Dominic Savage's The Escape is a film measured in breaths: a slow sigh in the midst of a breakfast mess; the pained gasps of labored lovemaking; and the sharp gulps, through clenched teeth, of a panic attack. These breaths belong to Tara (Gemma Arterton), a housewife consigned to a London exurb of manicured lawns and new-build housing. There are two cars in the driveway, two children in school, and a white-collar husband, Mark (Dominic Cooper), who comes home late and tired. This is Tara's life, and her most telling breath comes out a desperate whisper one night in bed: “I'm not happy.”
For Tara's loved ones, her pain is impossible to understand from the outside. Her mother (Frances Barber) reassures her that it's a phase—postpartum depression, perhaps—and reminds her that she's “got it made.” But for us, her pain is impossible not to understand, such is the way that Savage lets us into Tara's days. It's in the routine ritual of a supermarket trip, of bags being loaded into cars. And it's in the clamor of the school run, and the taming of unruly children. The enervating procession of days, all the same, stretches out far in front of her. Her desperation is captured beautifully in shots of an ornamental heart with a hollow middle hanging in a window, white clouds wafting through it, and a thick shag carpet, its nap entangled with Lego bricks.
A day trip to London takes Tara to the Southbank Book Market, where she buys a volume on The Lady and the Unicorn. The ineffable quality of the six tapestries, woven in Flanders in the early 1500s by unknown artisans, is a salve to her soul-sickness. Arterton, with put-upon softness and poise, stunningly articulates her character's sadness and blooming passion—from the way Tara shuffles through her home, stalled in her skin, to the way a small smile flutters across her face, breaking through the gloom. It's a relief just to see her out in the light and space of the world, to see parallax shots of the sun pricking through a tree line as a train spirits her away.

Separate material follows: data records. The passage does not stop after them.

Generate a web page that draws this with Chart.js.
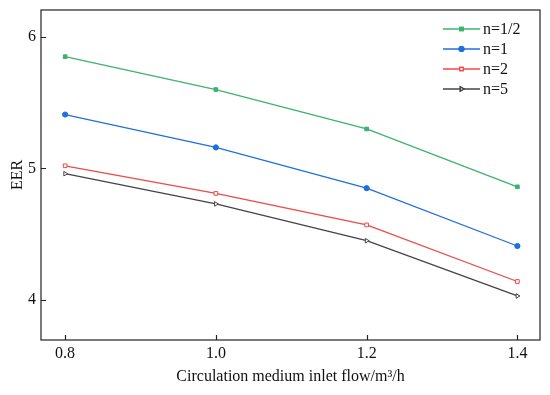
<!DOCTYPE html>
<html>
<head>
<meta charset="utf-8">
<script src="https://cdn.jsdelivr.net/npm/chart.js@4/dist/chart.umd.min.js"></script>
<style>
  html, body { margin: 0; padding: 0; background: #fff; }
  #wrap { width: 550px; height: 395px; }
</style>
</head>
<body>
<div id="wrap"><canvas id="eer-chart"></canvas></div>
<script>
// data
const flows = [0.8, 1.0, 1.2, 1.4];
const eerHalf = [5.85, 5.60, 5.30, 4.86];
const eerOne = [5.41, 5.16, 4.85, 4.41];
const eerTwo = [5.02, 4.81, 4.57, 4.14];
const eerFive = [4.96, 4.73, 4.45, 4.03];
const seriesNames = ['n=1/2', 'n=1', 'n=2', 'n=5'];
const xTicks = [0.8, 1.0, 1.2, 1.4];
const yTicks = [4, 5, 6];

const FONT = '"Liberation Serif", "Times New Roman", serif';

function pts(vals) {
    return flows.map((x, i) => ({ x: x, y: vals[i] }));
}

function makeSet(label, vals, color, style, fill, rot) {
    return {
        label: label,
        data: pts(vals),
        borderColor: color,
        backgroundColor: fill,
        borderWidth: 1.3,
        pointStyle: style,
        pointRotation: rot || 0,
        pointRadius: 2.6,
        pointBorderWidth: 1,
        pointBorderColor: color,
        tension: 0
    };
}

// frame, inward ticks and line+marker legend
const framePlugin = {
    id: 'frame',
    afterDraw(chart) {
        const ctx = chart.ctx;
        const a = chart.chartArea;
        const xs = chart.scales.x, ys = chart.scales.y;
        ctx.save();
        ctx.strokeStyle = '#222';
        ctx.lineWidth = 1.2;
        ctx.strokeRect(a.left, a.top, a.right - a.left, a.bottom - a.top);
        ctx.beginPath();
        xTicks.forEach(v => {
            const px = Math.round(xs.getPixelForValue(v)) + 0.5;
            ctx.moveTo(px, a.bottom);
            ctx.lineTo(px, a.bottom - 5);
        });
        yTicks.forEach(v => {
            const py = Math.round(ys.getPixelForValue(v)) + 0.5;
            ctx.moveTo(a.left, py);
            ctx.lineTo(a.left + 5, py);
        });
        ctx.stroke();

        // legend
        ctx.font = '16px ' + FONT;
        ctx.textBaseline = 'middle';
        chart.data.datasets.forEach((ds, i) => {
            const y = 29 + i * 20;
            ctx.strokeStyle = ds.borderColor;
            ctx.lineWidth = 1.3;
            ctx.beginPath();
            ctx.moveTo(443, y);
            ctx.lineTo(480, y);
            ctx.stroke();
            Chart.helpers.drawPoint(ctx, {
                pointStyle: ds.pointStyle,
                rotation: ds.pointRotation,
                radius: 2.4,
                borderWidth: 1
            }, 461.5, y);
            ctx.fillStyle = ds.backgroundColor;
            ctx.fill();
            ctx.stroke();
            ctx.fillStyle = '#111';
            ctx.fillText(ds.label, 483, y + 1);
        });
        ctx.restore();
    }
};

new Chart(document.getElementById('eer-chart').getContext('2d'), {
    type: 'line',
    data: {
        datasets: [
            makeSet(seriesNames[0], eerHalf, '#3cb371', 'rect', '#3cb371'),
            makeSet(seriesNames[1], eerOne, '#1f6fe0', 'circle', '#1f6fe0'),
            makeSet(seriesNames[2], eerTwo, '#f04848', 'rect', '#ffffff'),
            makeSet(seriesNames[3], eerFive, '#444444', 'triangle', '#ffffff', 90)
        ]
    },
    options: {
        responsive: true,
        maintainAspectRatio: false,
        animation: false,
        layout: { padding: { top: 10, right: 10, left: 0, bottom: 0 } },
        plugins: {
            legend: { display: false },
            tooltip: { enabled: false }
        },
        scales: {
            x: {
                type: 'linear',
                min: 0.768,
                max: 1.43,
                grid: { display: false, drawTicks: false, tickLength: 0 },
                border: { display: false },
                afterBuildTicks: s => { s.ticks = xTicks.map(v => ({ value: v })); },
                afterFit: s => { s.height = 55; s.paddingLeft = 0; s.paddingRight = 0; },
                ticks: {
                    color: '#111',
                    padding: 4,
                    maxRotation: 0,
                    font: { family: FONT, size: 16 },
                    callback: v => v.toFixed(1)
                },
                title: {
                    display: true,
                    text: 'Circulation medium inlet flow/m³/h',
                    color: '#111',
                    font: { family: FONT, size: 16 },
                    padding: { top: 4, bottom: 9 }
                }
            },
            y: {
                min: 3.695,
                max: 6.205,
                grid: { display: false, drawTicks: false, tickLength: 0 },
                border: { display: false },
                afterBuildTicks: s => { s.ticks = yTicks.map(v => ({ value: v })); },
                afterFit: s => { s.width = 41; s.paddingTop = 0; s.paddingBottom = 0; },
                ticks: {
                    color: '#111',
                    padding: 5,
                    font: { family: FONT, size: 16 }
                },
                title: {
                    display: true,
                    text: 'EER',
                    color: '#111',
                    font: { family: FONT, size: 16 },
                    padding: { top: 8, bottom: 2 }
                }
            }
        }
    },
    plugins: [framePlugin]
});
</script>
</body>
</html>
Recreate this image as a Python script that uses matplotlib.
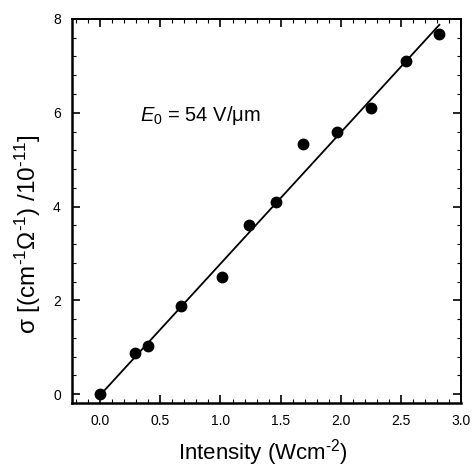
import matplotlib.pyplot as plt
from matplotlib.ticker import MultipleLocator

# Photoconductivity vs. intensity
intensity = [0.0, 0.29, 0.40, 0.67, 1.01, 1.24, 1.465, 1.69, 1.97, 2.255, 2.54, 2.82]
sigma = [0.0, 0.875, 1.02, 1.88, 2.50, 3.61, 4.10, 5.34, 5.58, 6.11, 7.10, 7.67]

# linear fit line as drawn
fit_x = [0.0, 2.82]
fit_slope = 2.80
fit_intercept = -0.02

plt.rcParams.update({
    "font.family": ["Liberation Sans", "DejaVu Sans"],
    "mathtext.fontset": "custom",
    "mathtext.rm": "Liberation Sans",
    "mathtext.it": "Liberation Sans:italic",
})

fig = plt.figure(figsize=(4.72, 4.70), dpi=100)
ax = fig.add_axes([0.1525, 0.1426, 0.8242, 0.817])

fit_y = [fit_intercept + fit_slope * x for x in fit_x]
ax.plot(fit_x, fit_y, color="black", linewidth=1.3, zorder=2)
ax.plot(intensity, sigma, "o", color="black", markersize=7.5, zorder=3)

ax.set_xlim(-0.235, 3.0)
ax.set_ylim(-0.19, 8.0)
ax.xaxis.set_major_locator(MultipleLocator(0.5))
ax.xaxis.set_minor_locator(MultipleLocator(0.1))
ax.yaxis.set_major_locator(MultipleLocator(2))
ax.yaxis.set_minor_locator(MultipleLocator(0.4))
ax.xaxis.set_major_formatter(plt.FuncFormatter(lambda v, p: f"{v:.1f}"))
ax.tick_params(which="both", direction="in", top=True, right=True, labelsize=10)
ax.tick_params(which="major", length=6, width=1.2)
ax.tick_params(which="minor", length=3, width=0.8)
ax.tick_params(axis="x", pad=8)
ax.tick_params(axis="y", pad=8)
for side in ["left", "bottom"]:
    ax.spines[side].set_linewidth(1.8)
for side in ["top", "right"]:
    ax.spines[side].set_linewidth(1.4)

ax.set_xlabel(r"Intensity (Wcm$^{\text{-}2}$)", fontsize=16)
ax.xaxis.set_label_coords(0.49, -0.088)
ax.set_ylabel(r"σ [(cm$^{\text{-}1}$Ω$^{\text{-}1}$) /10$^{\text{-}11}$]", fontsize=17.5)
ax.yaxis.set_label_coords(-0.075, 0.44)

ax.text(0.33, 5.95, r"$E_0$ = 54 V/μm", fontsize=14.5, va="center", ha="left")

fig.savefig("out.png", dpi=100)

It deals with a very ordinary emergency with deftness of touch, and the power of a singular performance.
Tara weathers her husband's condescension to her newfound enthusiasm with crushing sadness. Mark isn't a villainous figure, but he goes about with stifling clumsiness, and a hopeless lack of emotional intelligence. “I just need you to tell me what to do,” he says, following a heated fight in the kitchen. After another such moment, where he snaps at her for spilling a drink, The Escape is never the same. Striding from the kitchen to the bedroom, filling a bag, and walking out the front door, Tara leaves for Paris. The tonal shift is one that's true to the film's title, and, for a time, it's a joy. Gone are the laminate toy-strewn floors, the dreariness of the school classroom, the supermarket parking lot. It feels as if Tara has emerged from a sensory deprivation tank.
Wandering the streets of Paris, Tara slips into a dreamy fugue state, giving a fake name and turning her phone off. The people, the noise of traffic, the sound of leaves in the wind—all accompanied by the plangent piano of Anthony John's score—become antidotes for the depredation of her spirit. As the narrative thread keeps unspooling, a dangling sense of foreboding is cast over the film. Scenes of hopeful brightness are punctured with apprehension. In one claustrophobic close up, we feel Tara's nerves turn nitric as she listens to a series of anxious voicemails from home. We know that she must return home, must reconcile and rework her life, and yet she continues drifting. And it's here that The Escape begins to feel rudderless, uncertain of its destination, as if Tara has escaped the careful confines of Savage's screenplay, so specific and focused in its first half, and almost adrift in the second.
The Escape's resolution is as enigmatic as it is sparse. Savage elides the catharsis of reconciliation, the stress of inevitable confrontation. He shows us something else, something liberating and confounding. This is a film steeped in the angst of the mundane. It deals with a very ordinary emergency with deftness of touch, and the power of a singular performance. Whether or not it deals with it responsibly might scratch away at you in the days that follow.